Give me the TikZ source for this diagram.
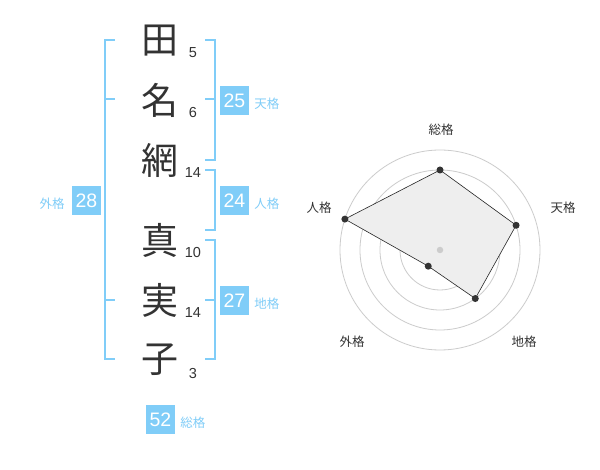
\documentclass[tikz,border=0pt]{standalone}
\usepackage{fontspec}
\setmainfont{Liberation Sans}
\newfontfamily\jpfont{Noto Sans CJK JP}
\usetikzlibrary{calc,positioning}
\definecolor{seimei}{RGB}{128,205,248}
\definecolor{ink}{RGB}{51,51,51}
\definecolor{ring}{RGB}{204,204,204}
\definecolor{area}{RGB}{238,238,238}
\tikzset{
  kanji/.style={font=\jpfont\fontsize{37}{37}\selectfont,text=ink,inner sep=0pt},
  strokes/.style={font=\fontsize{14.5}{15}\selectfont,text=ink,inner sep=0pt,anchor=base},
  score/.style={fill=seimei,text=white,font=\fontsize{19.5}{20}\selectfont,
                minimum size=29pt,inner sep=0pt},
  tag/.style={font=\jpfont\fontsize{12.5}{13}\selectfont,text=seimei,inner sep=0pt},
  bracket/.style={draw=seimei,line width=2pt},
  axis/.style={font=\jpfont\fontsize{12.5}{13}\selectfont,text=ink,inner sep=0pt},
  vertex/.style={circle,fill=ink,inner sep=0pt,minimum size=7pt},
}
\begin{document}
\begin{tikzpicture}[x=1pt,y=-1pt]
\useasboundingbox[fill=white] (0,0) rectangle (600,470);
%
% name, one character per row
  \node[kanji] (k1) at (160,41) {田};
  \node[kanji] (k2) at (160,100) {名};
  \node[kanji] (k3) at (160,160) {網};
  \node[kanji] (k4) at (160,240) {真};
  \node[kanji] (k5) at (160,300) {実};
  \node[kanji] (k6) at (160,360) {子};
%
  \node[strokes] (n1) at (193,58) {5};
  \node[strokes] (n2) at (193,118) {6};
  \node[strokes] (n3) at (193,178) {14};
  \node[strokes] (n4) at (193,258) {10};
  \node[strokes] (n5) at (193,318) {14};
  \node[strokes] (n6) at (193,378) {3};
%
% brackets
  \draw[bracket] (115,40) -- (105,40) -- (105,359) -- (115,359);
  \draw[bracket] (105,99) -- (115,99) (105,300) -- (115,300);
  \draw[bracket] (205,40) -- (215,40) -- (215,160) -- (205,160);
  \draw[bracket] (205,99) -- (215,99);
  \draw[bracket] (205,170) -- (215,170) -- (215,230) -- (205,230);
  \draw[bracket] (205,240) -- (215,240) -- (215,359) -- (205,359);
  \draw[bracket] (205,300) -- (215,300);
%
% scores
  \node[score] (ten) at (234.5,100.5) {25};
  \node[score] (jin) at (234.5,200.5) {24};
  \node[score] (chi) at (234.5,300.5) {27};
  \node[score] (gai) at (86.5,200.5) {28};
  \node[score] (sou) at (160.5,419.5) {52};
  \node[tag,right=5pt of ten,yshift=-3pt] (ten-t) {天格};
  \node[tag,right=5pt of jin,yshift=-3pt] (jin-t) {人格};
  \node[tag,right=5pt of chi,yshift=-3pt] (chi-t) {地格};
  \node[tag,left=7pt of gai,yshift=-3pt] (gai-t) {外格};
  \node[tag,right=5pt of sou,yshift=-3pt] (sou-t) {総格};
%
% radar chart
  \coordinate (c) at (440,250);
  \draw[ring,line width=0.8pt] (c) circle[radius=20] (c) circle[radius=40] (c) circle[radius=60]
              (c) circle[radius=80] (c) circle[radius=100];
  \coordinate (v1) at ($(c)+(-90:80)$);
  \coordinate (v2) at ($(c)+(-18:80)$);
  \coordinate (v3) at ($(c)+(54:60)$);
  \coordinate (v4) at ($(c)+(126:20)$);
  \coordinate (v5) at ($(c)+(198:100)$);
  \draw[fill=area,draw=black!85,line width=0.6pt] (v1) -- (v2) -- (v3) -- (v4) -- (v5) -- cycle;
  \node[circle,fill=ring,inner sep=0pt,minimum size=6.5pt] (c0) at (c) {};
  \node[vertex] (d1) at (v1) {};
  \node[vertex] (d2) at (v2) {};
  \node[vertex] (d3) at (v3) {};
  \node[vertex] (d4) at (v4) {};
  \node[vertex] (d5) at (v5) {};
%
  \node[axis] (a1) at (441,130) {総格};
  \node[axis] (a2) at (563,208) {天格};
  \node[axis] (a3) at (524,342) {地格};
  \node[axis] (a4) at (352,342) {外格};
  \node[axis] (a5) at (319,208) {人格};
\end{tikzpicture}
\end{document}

- [BRIEF]
Transcribe all the lines above exactly, apart from the pictures.

- [FULL OUTPUT]
Give me the TikZ source for this diagram.
\documentclass[tikz,border=0pt]{standalone}
\usepackage{fontspec}
\setmainfont{Liberation Sans}
\newfontfamily\jpfont{Noto Sans CJK JP}
\usetikzlibrary{calc,positioning}
\definecolor{seimei}{RGB}{128,205,248}
\definecolor{ink}{RGB}{51,51,51}
\definecolor{ring}{RGB}{204,204,204}
\definecolor{area}{RGB}{238,238,238}
\tikzset{
  kanji/.style={font=\jpfont\fontsize{37}{37}\selectfont,text=ink,inner sep=0pt},
  strokes/.style={font=\fontsize{14.5}{15}\selectfont,text=ink,inner sep=0pt,anchor=base},
  score/.style={fill=seimei,text=white,font=\fontsize{19.5}{20}\selectfont,
                minimum size=29pt,inner sep=0pt},
  tag/.style={font=\jpfont\fontsize{12.5}{13}\selectfont,text=seimei,inner sep=0pt},
  bracket/.style={draw=seimei,line width=2pt},
  axis/.style={font=\jpfont\fontsize{12.5}{13}\selectfont,text=ink,inner sep=0pt},
  vertex/.style={circle,fill=ink,inner sep=0pt,minimum size=7pt},
}
\begin{document}
\begin{tikzpicture}[x=1pt,y=-1pt]
\useasboundingbox[fill=white] (0,0) rectangle (600,470);
%
% name, one character per row
  \node[kanji] (k1) at (160,41) {田};
  \node[kanji] (k2) at (160,100) {名};
  \node[kanji] (k3) at (160,160) {網};
  \node[kanji] (k4) at (160,240) {真};
  \node[kanji] (k5) at (160,300) {実};
  \node[kanji] (k6) at (160,360) {子};
%
  \node[strokes] (n1) at (193,58) {5};
  \node[strokes] (n2) at (193,118) {6};
  \node[strokes] (n3) at (193,178) {14};
  \node[strokes] (n4) at (193,258) {10};
  \node[strokes] (n5) at (193,318) {14};
  \node[strokes] (n6) at (193,378) {3};
%
% brackets
  \draw[bracket] (115,40) -- (105,40) -- (105,359) -- (115,359);
  \draw[bracket] (105,99) -- (115,99) (105,300) -- (115,300);
  \draw[bracket] (205,40) -- (215,40) -- (215,160) -- (205,160);
  \draw[bracket] (205,99) -- (215,99);
  \draw[bracket] (205,170) -- (215,170) -- (215,230) -- (205,230);
  \draw[bracket] (205,240) -- (215,240) -- (215,359) -- (205,359);
  \draw[bracket] (205,300) -- (215,300);
%
% scores
  \node[score] (ten) at (234.5,100.5) {25};
  \node[score] (jin) at (234.5,200.5) {24};
  \node[score] (chi) at (234.5,300.5) {27};
  \node[score] (gai) at (86.5,200.5) {28};
  \node[score] (sou) at (160.5,419.5) {52};
  \node[tag,right=5pt of ten,yshift=-3pt] (ten-t) {天格};
  \node[tag,right=5pt of jin,yshift=-3pt] (jin-t) {人格};
  \node[tag,right=5pt of chi,yshift=-3pt] (chi-t) {地格};
  \node[tag,left=7pt of gai,yshift=-3pt] (gai-t) {外格};
  \node[tag,right=5pt of sou,yshift=-3pt] (sou-t) {総格};
%
% radar chart
  \coordinate (c) at (440,250);
  \draw[ring,line width=0.8pt] (c) circle[radius=20] (c) circle[radius=40] (c) circle[radius=60]
              (c) circle[radius=80] (c) circle[radius=100];
  \coordinate (v1) at ($(c)+(-90:80)$);
  \coordinate (v2) at ($(c)+(-18:80)$);
  \coordinate (v3) at ($(c)+(54:60)$);
  \coordinate (v4) at ($(c)+(126:20)$);
  \coordinate (v5) at ($(c)+(198:100)$);
  \draw[fill=area,draw=black!85,line width=0.6pt] (v1) -- (v2) -- (v3) -- (v4) -- (v5) -- cycle;
  \node[circle,fill=ring,inner sep=0pt,minimum size=6.5pt] (c0) at (c) {};
  \node[vertex] (d1) at (v1) {};
  \node[vertex] (d2) at (v2) {};
  \node[vertex] (d3) at (v3) {};
  \node[vertex] (d4) at (v4) {};
  \node[vertex] (d5) at (v5) {};
%
  \node[axis] (a1) at (441,130) {総格};
  \node[axis] (a2) at (563,208) {天格};
  \node[axis] (a3) at (524,342) {地格};
  \node[axis] (a4) at (352,342) {外格};
  \node[axis] (a5) at (319,208) {人格};
\end{tikzpicture}
\end{document}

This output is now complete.